── Given information ──
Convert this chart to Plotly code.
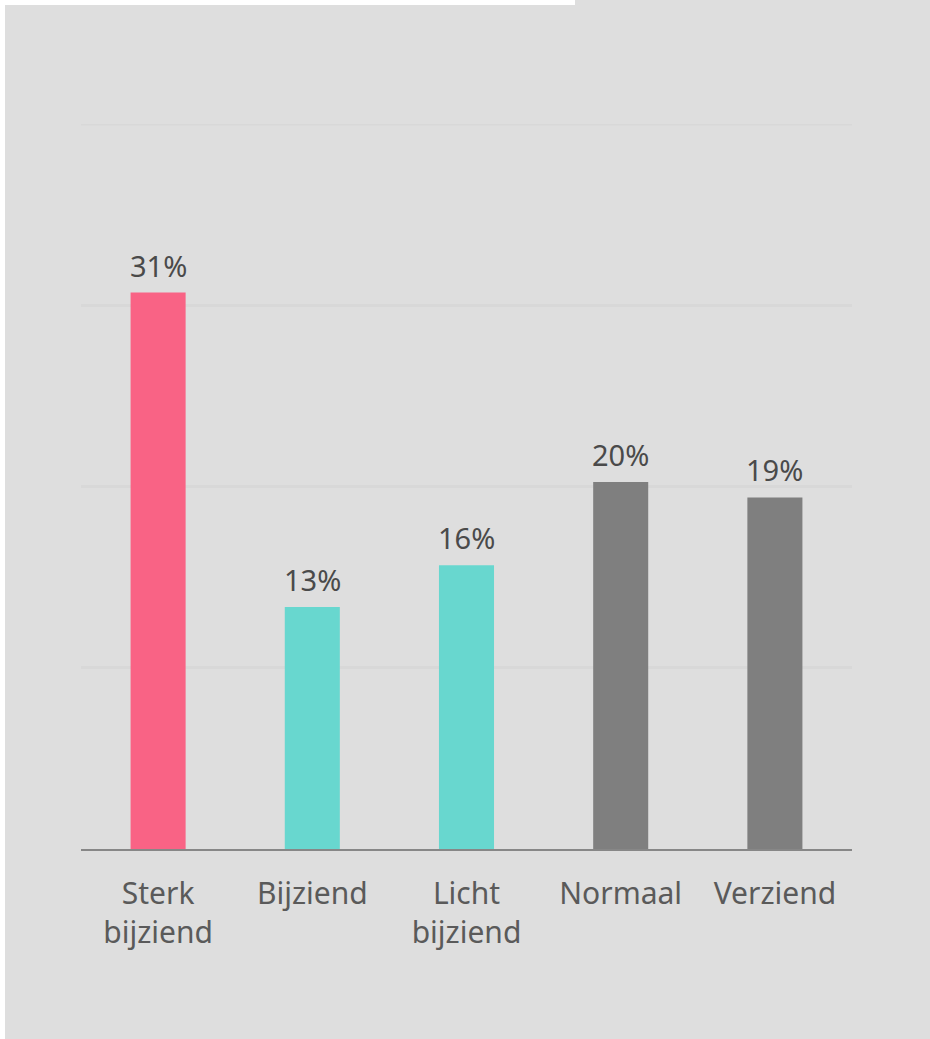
import plotly.graph_objects as go

categories = ["Sterk<br>bijziend", "Bijziend", "Licht<br>bijziend", "Normaal", "Verziend"]
values = [30.7, 13.35, 15.65, 20.25, 19.4]
labels = ["31%", "13%", "16%", "20%", "19%"]
colors = ["#F96385", "#68D7CF", "#68D7CF", "#7F7F7F", "#7F7F7F"]
y_ticks = [0, 10, 20, 30, 40]

W, H = 930, 1039
ML, MR, MT, MB = 81, 78, 124, 190

fig = go.Figure()
fig.add_trace(go.Bar(
    x=categories, y=values, marker=dict(color=colors, line=dict(width=0)),
    width=0.357, hoverinfo="skip",
))

for c, v, t in zip(categories, values, labels):
    fig.add_annotation(x=c, y=v, text=t, showarrow=False, yanchor="bottom",
                       yshift=6, font=dict(family="Noto Sans", size=29, color="#4a4a4a"))

# top gridline (at the top edge of the value range)
fig.add_shape(type="line", xref="paper", yref="y", x0=0, x1=1, y0=y_ticks[-1], y1=y_ticks[-1],
              line=dict(color="#D8D8D8", width=3), layer="below")

# white frame around the grey card
pw, ph = W - ML - MR, H - MT - MB
def px2x(p):
    return (p - ML) / pw
def py2y(p):
    return 1 - (p - MT) / ph
for (x0, y0, x1, y1) in [(0, 0, 575, 5), (0, 0, 5, H)]:
    fig.add_shape(type="rect", xref="paper", yref="paper",
                  x0=px2x(x0), x1=px2x(x1), y0=py2y(y1), y1=py2y(y0),
                  fillcolor="white", line=dict(width=0), layer="below")

fig.update_layout(
    width=W, height=H,
    margin=dict(l=ML, r=MR, t=MT, b=MB, pad=0),
    paper_bgcolor="#DEDEDE", plot_bgcolor="rgba(0,0,0,0)",
    showlegend=False,
    font=dict(family="Noto Sans", color="#595959"),
    xaxis=dict(showline=True, linecolor="#878787", linewidth=2, showgrid=False,
               ticks="outside", ticklen=17, tickcolor="rgba(0,0,0,0)",
               tickfont=dict(size=30, color="#5a5a5a"), fixedrange=True),
    yaxis=dict(range=[0, 40], tickvals=y_ticks, showticklabels=False,
               showgrid=True, gridcolor="#D8D8D8", gridwidth=3,
               zeroline=False, fixedrange=True),
)

fig.write_html("out.html")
───
▸ **Problem requirements**
Copy the material exactly. Do not include the pictures.

▸ **Answer below**
Convert this chart to Plotly code.
import plotly.graph_objects as go

categories = ["Sterk<br>bijziend", "Bijziend", "Licht<br>bijziend", "Normaal", "Verziend"]
values = [30.7, 13.35, 15.65, 20.25, 19.4]
labels = ["31%", "13%", "16%", "20%", "19%"]
colors = ["#F96385", "#68D7CF", "#68D7CF", "#7F7F7F", "#7F7F7F"]
y_ticks = [0, 10, 20, 30, 40]

W, H = 930, 1039
ML, MR, MT, MB = 81, 78, 124, 190

fig = go.Figure()
fig.add_trace(go.Bar(
    x=categories, y=values, marker=dict(color=colors, line=dict(width=0)),
    width=0.357, hoverinfo="skip",
))

for c, v, t in zip(categories, values, labels):
    fig.add_annotation(x=c, y=v, text=t, showarrow=False, yanchor="bottom",
                       yshift=6, font=dict(family="Noto Sans", size=29, color="#4a4a4a"))

# top gridline (at the top edge of the value range)
fig.add_shape(type="line", xref="paper", yref="y", x0=0, x1=1, y0=y_ticks[-1], y1=y_ticks[-1],
              line=dict(color="#D8D8D8", width=3), layer="below")

# white frame around the grey card
pw, ph = W - ML - MR, H - MT - MB
def px2x(p):
    return (p - ML) / pw
def py2y(p):
    return 1 - (p - MT) / ph
for (x0, y0, x1, y1) in [(0, 0, 575, 5), (0, 0, 5, H)]:
    fig.add_shape(type="rect", xref="paper", yref="paper",
                  x0=px2x(x0), x1=px2x(x1), y0=py2y(y1), y1=py2y(y0),
                  fillcolor="white", line=dict(width=0), layer="below")

fig.update_layout(
    width=W, height=H,
    margin=dict(l=ML, r=MR, t=MT, b=MB, pad=0),
    paper_bgcolor="#DEDEDE", plot_bgcolor="rgba(0,0,0,0)",
    showlegend=False,
    font=dict(family="Noto Sans", color="#595959"),
    xaxis=dict(showline=True, linecolor="#878787", linewidth=2, showgrid=False,
               ticks="outside", ticklen=17, tickcolor="rgba(0,0,0,0)",
               tickfont=dict(size=30, color="#5a5a5a"), fixedrange=True),
    yaxis=dict(range=[0, 40], tickvals=y_ticks, showticklabels=False,
               showgrid=True, gridcolor="#D8D8D8", gridwidth=3,
               zeroline=False, fixedrange=True),
)

fig.write_html("out.html")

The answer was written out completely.